An all-solid-state battery refers to a battery where all components, including the electrolyte, are solid. Like lithium-ion batteries, which are a type of rechargeable battery, all-solid-state batteries consist of two metal electrodes (cathode and anode) and an electrolyte that fills the space between them. While traditional rechargeable batteries use a liquid electrolyte, all-solid-state batteries use a solid electrolyte. Solid electrolytes are expected to enable higher capacity and higher output batteries compared to lithium-ion batteries. Using a solid electrolyte offers safety advantages over lithium-ion batteries, making all-solid-state batteries attractive for electric vehicles and other applications. Various companies are currently competing to develop and mass-produce these batteries due to their numerous potential advantages.

Working Mechanism

All-solid-state batteries operate on a mechanism similar to lithium-ion batteries, where ions moving through the electrolyte between the cathode and anode generate an electric current. The key difference lies in the use of a solid electrolyte. Research on all-solid-state batteries focuses on developing suitable solid materials.

Components of All Solid State Batteries

The components of all-solid-state batteries include a metal lithium anode and an oxide or sulfide cathode. The solid electrolyte serves as an ideal separator, allowing only lithium ions to pass through. This design potentially resolves many issues associated with current liquid electrolyte lithium-ion batteries, such as flammability, limited voltage range, unstable solid-electrolyte interfaces, poor cycling performance, and mechanical strength.

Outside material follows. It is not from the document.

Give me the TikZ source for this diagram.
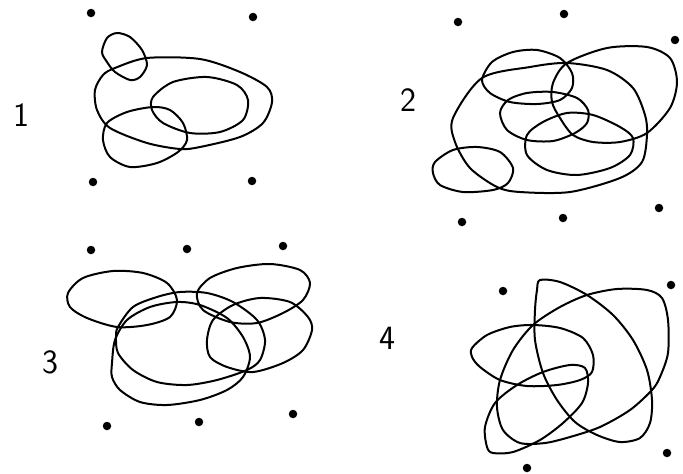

Features of All Solid State Batteries

1. Safety: Solid electrolytes are non-flammable, reducing the risk of fire compared to liquid electrolytes.
2. Higher Energy Density: Fewer safety systems are needed, allowing for increased energy density at the module or cell pack level.
3. Stability: The solid structure offers enhanced stability and maintains its shape even if the electrolyte is damaged.
4. Efficiency: Solid-state batteries can achieve up to 20-30% of the energy density of batteries using liquid electrolytes. They offer high weight and volume energy density, long life, excellent flexibility, and low weight, making them suitable for a variety of applications.

Applications of All Solid State Batteries

Electric Vehicles (EVs)

Hybrid and plug-in electric vehicles currently use various battery technologies, including lithium-ion (Li-ion), nickel-metal hydride (NiMH), lead-acid, and electric double-layer capacitors (Ultra Capacitors). Li-ion batteries dominate the market due to their superior energy density. However, they still lag behind fossil fuels (gasoline and diesel) in energy and refueling efficiency, as EVs take much longer to recharge compared to refueling a gas tank.

Wearables

The high energy density and performance in harsh environments make all-solid-state batteries promising for realizing smaller, more reliable new wearable devices.

Space Equipment

In March 2021, Hitachi Zosen Corporation announced a solid-state battery with one of the industry's highest capacities and a broad operating temperature range, making it potentially suitable for harsh environments like space. In February 2022, a test mission began, and by August, the Japan Aerospace Exploration Agency (JAXA) announced that the solid-state battery operated correctly in space, powering camera equipment in the Japanese Experiment Module Kibo on the International Space Station (ISS).

Industrial Machinery

With long life and excellent heat resistance, all-solid-state batteries are expected to be used in harsh environments.